Une telle opération ne manqua pas de poser un certain nombre de problème d’ordre moral aux commanditaires. En particulier le haut commandement de la RAF, pourtant à l’origine de ce projet, s’interrogea pour savoir s’il était décent de parachuter des hommes en civil et non en uniforme, faisant remarquer que la RAF ne pourrait être associée à “ce parachutage de ce qu’on peut seulement appeler des assassins” (lettre de Portal à Jebb). Selon l’historien Michael Foot, ces tergiversations retardèrent l’opération et, malgré l’accord préalable, obtenu sans difficulté, du général de Gaulle et du commandant Dewavrin-Passy, la renvoyèrent à la lune de mars.

La récupération des parachutistes devait s’effectuer dans la nuit même de l’opération par un embarquement sur le thonier la Brise des FNFL, sur la côte au sud du Morbihan. Une autre opération de recueil, faite cette fois-ci par un sous-marin, avait été prévue pour la fin mars, début avril, sur la côte française à un point suffisamment éloigné du lieu de l’opération, en la circonstance à Saint-Gilles-Croix-de-Vie, sur la côte vendéenne. Le mauvais temps fit annuler l’opération d’embarquement par la Brise, et seule fut maintenue l’opération par sous-marin.

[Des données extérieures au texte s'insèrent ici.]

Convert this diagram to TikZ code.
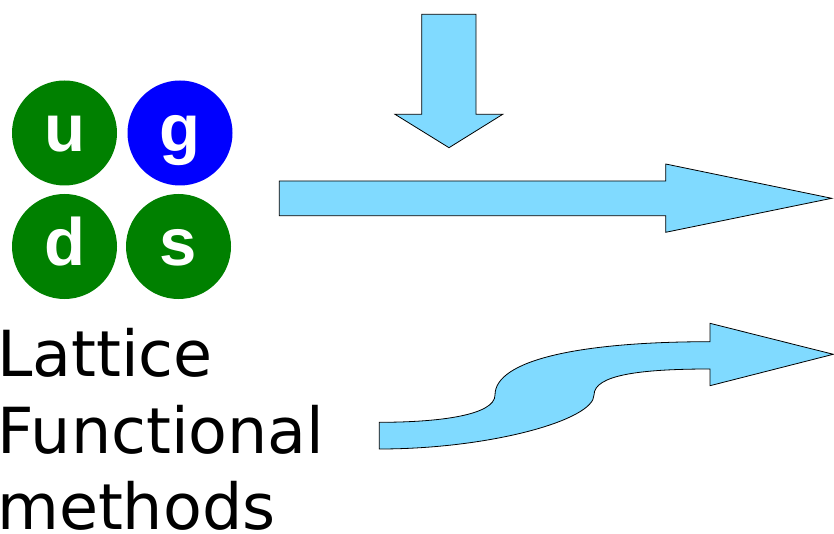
\documentclass[tikz,border=0pt]{standalone}
\usepackage{fontspec}
\setmainfont{DejaVu Sans}
\newfontfamily\quarkfont{Liberation Sans}[BoldFont={Liberation Sans Bold}]
\definecolor{qgreen}{HTML}{008000}
\definecolor{qblue}{HTML}{0000FF}
\definecolor{arrowblue}{HTML}{80DAFF}
\begin{document}
\begin{tikzpicture}[x=1pt,y=-1pt,
  qcirc/.style={circle,minimum size=105pt,inner sep=0pt,text=white,
    font=\quarkfont\bfseries\fontsize{67}{67}\selectfont,
    text height=37.4pt,text depth=0pt},
  bigarrow/.style={fill=arrowblue,draw=black,line width=0.8pt,line join=miter},
  label/.style={anchor=base west,inner sep=0pt,font=\fontsize{63.5}{63.5}\selectfont}]
\path[use as bounding box] (0,0) rectangle (834,534);
% quarks and gluon
\node[qcirc,fill=qgreen] (u) at (64.5,133) {u};
\node[qcirc,fill=qblue] (g) at (180,133) {g};
\node[qcirc,fill=qgreen] (d) at (64.5,246.5) {d};
\node[qcirc,fill=qgreen] (s) at (178.5,246.5) {s};
% labels
\node[label] (lat) at (-3,376) {Lattice};
\node[label] (fun) at (-2.5,453.3) {Functional};
\node[label] (met) at (-3,529) {methods};
% down arrow
\draw[bigarrow] (421.7,14.3) -- (476,14.3) -- (476,114.3) -- (502.7,114.3)
  -- (449,147.7) -- (395,114.3) -- (421.7,114.3) -- cycle;
% right arrow
\draw[bigarrow] (279.3,181) -- (665.7,181) -- (665.7,164) -- (831.7,198.3)
  -- (665.7,232.3) -- (665.7,215.7) -- (279.3,215.7) -- cycle;
% curved arrow
\draw[bigarrow] (379.3,422.3) .. controls (440,422.3) and (495,415) .. (495,395)
  .. controls (495,360) and (580,341.7) .. (710,341.7)
  -- (710,323.3) -- (833.3,354.3) -- (710,385.7) -- (710,369)
  .. controls (640,369) and (594,375) .. (594,395)
  .. controls (594,420) and (490,449) .. (379.3,449) -- cycle;
\end{tikzpicture}
\end{document}
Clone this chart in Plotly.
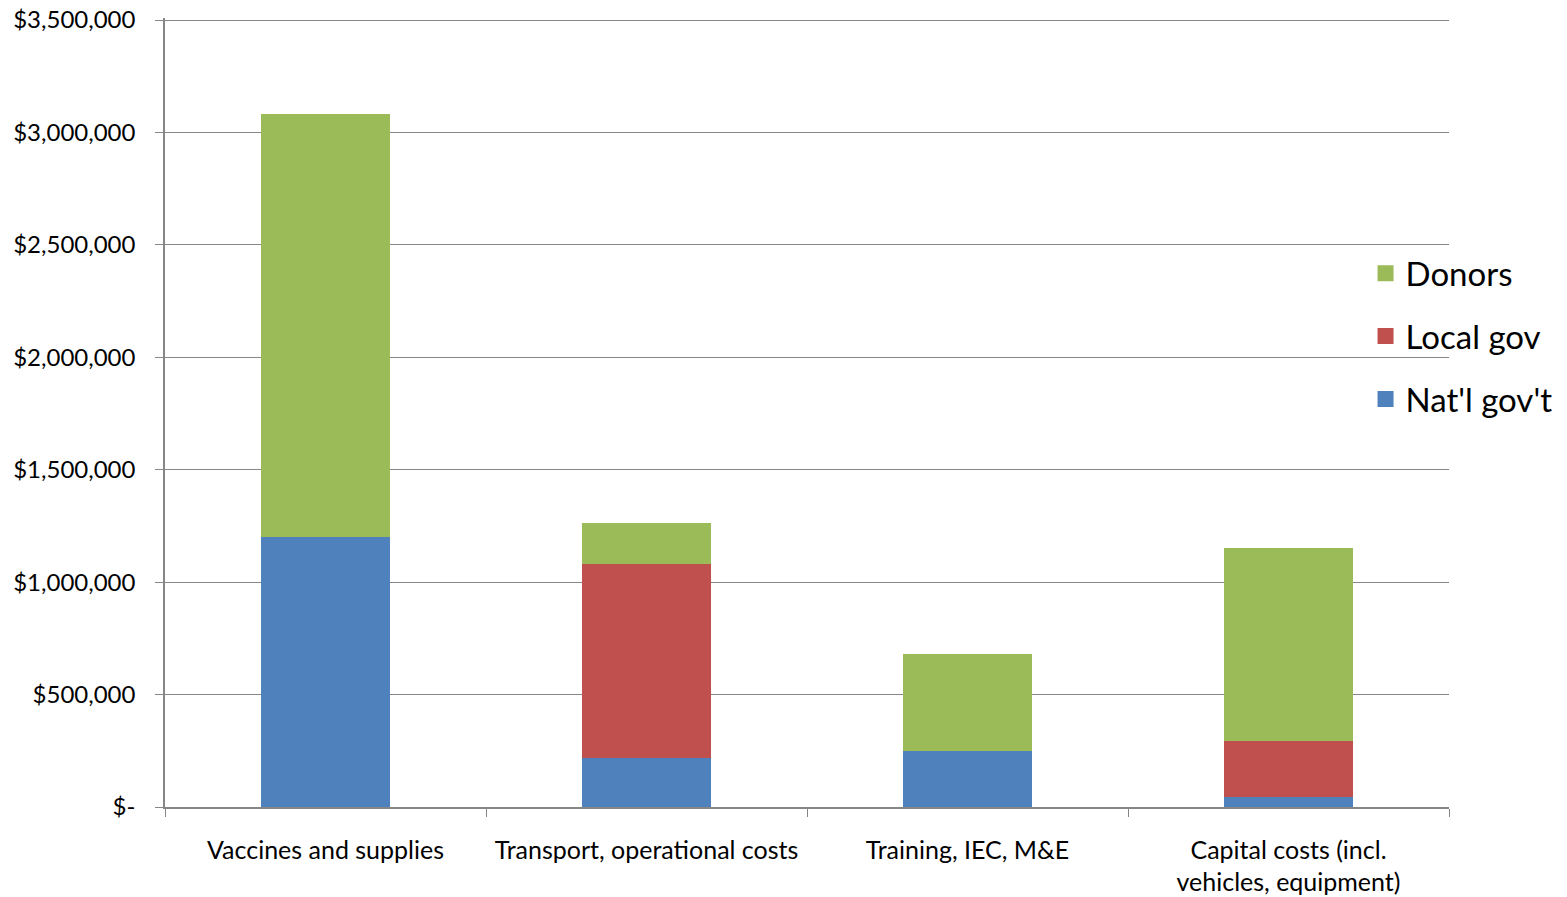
import plotly.graph_objects as go

categories = ["Vaccines and supplies", "Transport, operational costs",
              "Training, IEC, M&E", "Capital costs (incl.<br>vehicles, equipment)"]
natl_govt = [1200000, 220000, 250000, 43000]
local_gov = [0, 860000, 0, 249000]
donors = [1880000, 185000, 430000, 858000]

y_tickvals = [0, 500000, 1000000, 1500000, 2000000, 2500000, 3000000, 3500000]
y_ticktext = ["$-", "$500,000", "$1,000,000", "$1,500,000", "$2,000,000",
              "$2,500,000", "$3,000,000", "$3,500,000"]

series = [
    ("Nat'l gov't", natl_govt, "#4F81BD"),
    ("Local gov", local_gov, "#C0504D"),
    ("Donors", donors, "#9BBB59"),
]

FONT = "Lato"
fig = go.Figure()
for name, vals, col in series:
    fig.add_trace(go.Bar(x=categories, y=vals, name=name, marker_color=col,
                         marker_line_width=0, showlegend=False))
for name, vals, col in reversed(series):
    fig.add_trace(go.Scatter(x=[None], y=[None], mode="markers", name=name,
                             legendgroup=name,
                             marker=dict(symbol="square", size=20, color=col)))

fig.update_layout(
    width=1567, height=897,
    barmode="stack", bargap=0.6,
    plot_bgcolor="white", paper_bgcolor="white",
    margin=dict(l=165, r=118, t=18, b=90, autoexpand=False),
    font=dict(family=FONT, size=24, color="black"),
    legend=dict(x=0.935, y=0.712, xanchor="left", yanchor="top",
                font=dict(size=33, family=FONT), traceorder="grouped",
                tracegroupgap=17, itemwidth=30, bgcolor="rgba(0,0,0,0)"),
    xaxis=dict(showline=True, linecolor="#868686", linewidth=1.5,
               ticks="outside", tickson="boundaries", ticklen=8,
               tickcolor="#868686", ticklabelstandoff=20, showgrid=False,
               tickfont=dict(size=25)),
    yaxis=dict(range=[0, 3509000], tickvals=y_tickvals, ticktext=y_ticktext,
               showline=True, linecolor="#868686", linewidth=1.5,
               ticks="outside", ticklen=8, tickcolor="#868686",
               showgrid=True, gridcolor="#868686", gridwidth=1.3,
               zeroline=False, ticklabelstandoff=15,
               ticklabeloverflow="allow",
               tickfont=dict(size=24)),
)

fig.write_html("out.html",
               config={"displayModeBar": False},
               post_script="document.body.style.margin='0';")
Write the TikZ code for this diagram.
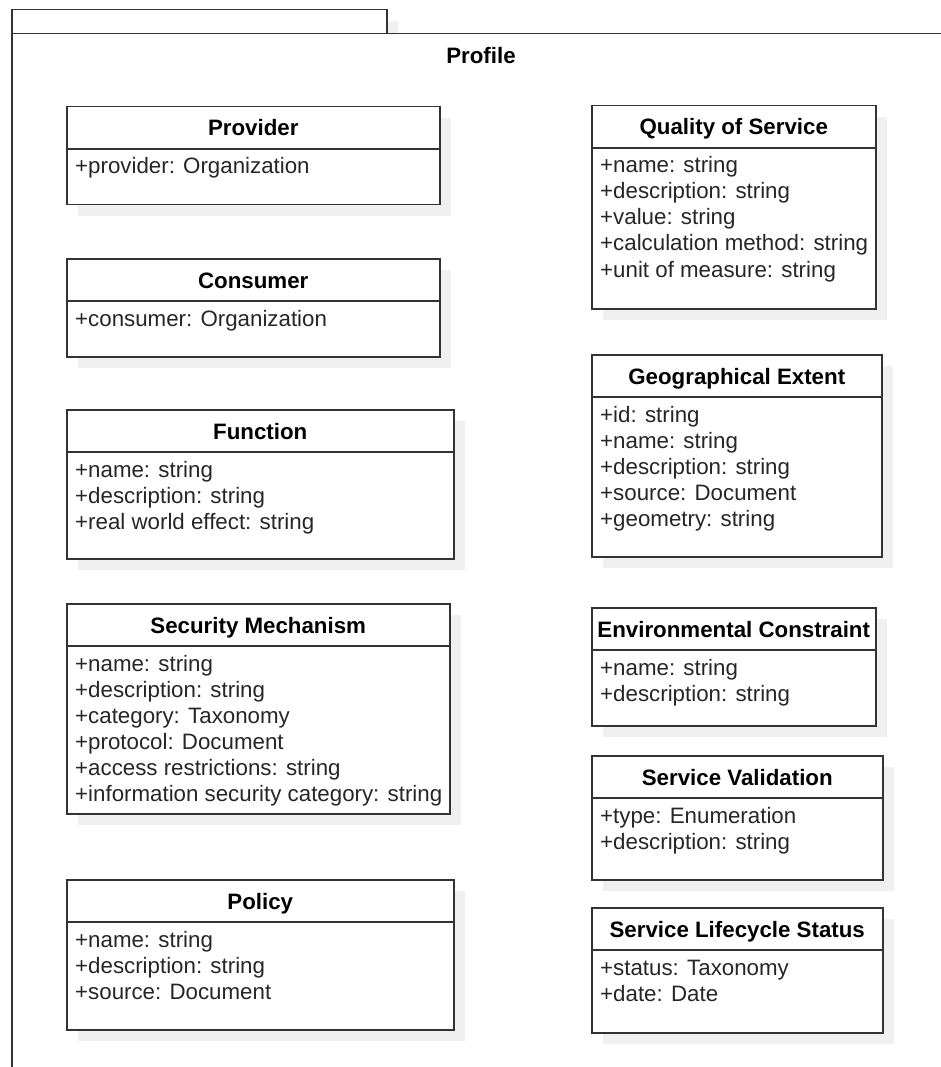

Le parachutage “blind” fut effectué dans la nuit du 14 au 15 mars. Les paras français furent largués dans la campagne à l’ouest d’Elven, très loin de la Dropping Zone prévue. L’équipe prit contact au sud avec deux paysans, les frères Renaud, et avec le vicaire d’Elven, l’abbé Jarnot. Le capitaine Bergé et le sous-lieutenant Petit-Laurent partirent en reconnaissance à Vannes. Ils revinrent avec une mauvaise nouvelle : les aviateurs allemands ne rejoignaient plus Meucon en car, mais en voitures particulières, ou logeaient dans les baraquements de l’aérodrome de Meucon.

L’opération Savannah proprement dite s’annulait d’elle-même. En attendant la fin mars, date de l’embarquement à Saint-Gilles-Croix-de-Vie, l’équipe se dispersa pour des missions complémentaires de reconnaissance.

L’embarquement par sous-marin eut lieu dans la nuit du 4 au 5 avril.

La mission Savannah, même si elle n’a pas été réalisée selon les plans prévus, a néanmoins apporté aussi bien au SOE qu’au SR français, d’importantes informations. Première mission parachutée en France occupée, elle a ouvert la route à toutes celles, heureusement plus réussies, qui se succédèrent jusqu’en 1944. C’était en tout cas la première mission Action.

Ce récit de Joël Le Tac est paru dans l’excellent livre édité par l’Amicale Action sous le titre les réseaux Action de la France Combattante.

Extrait de la Revue de la France Libre, n° 285, 1er trimestre 1994.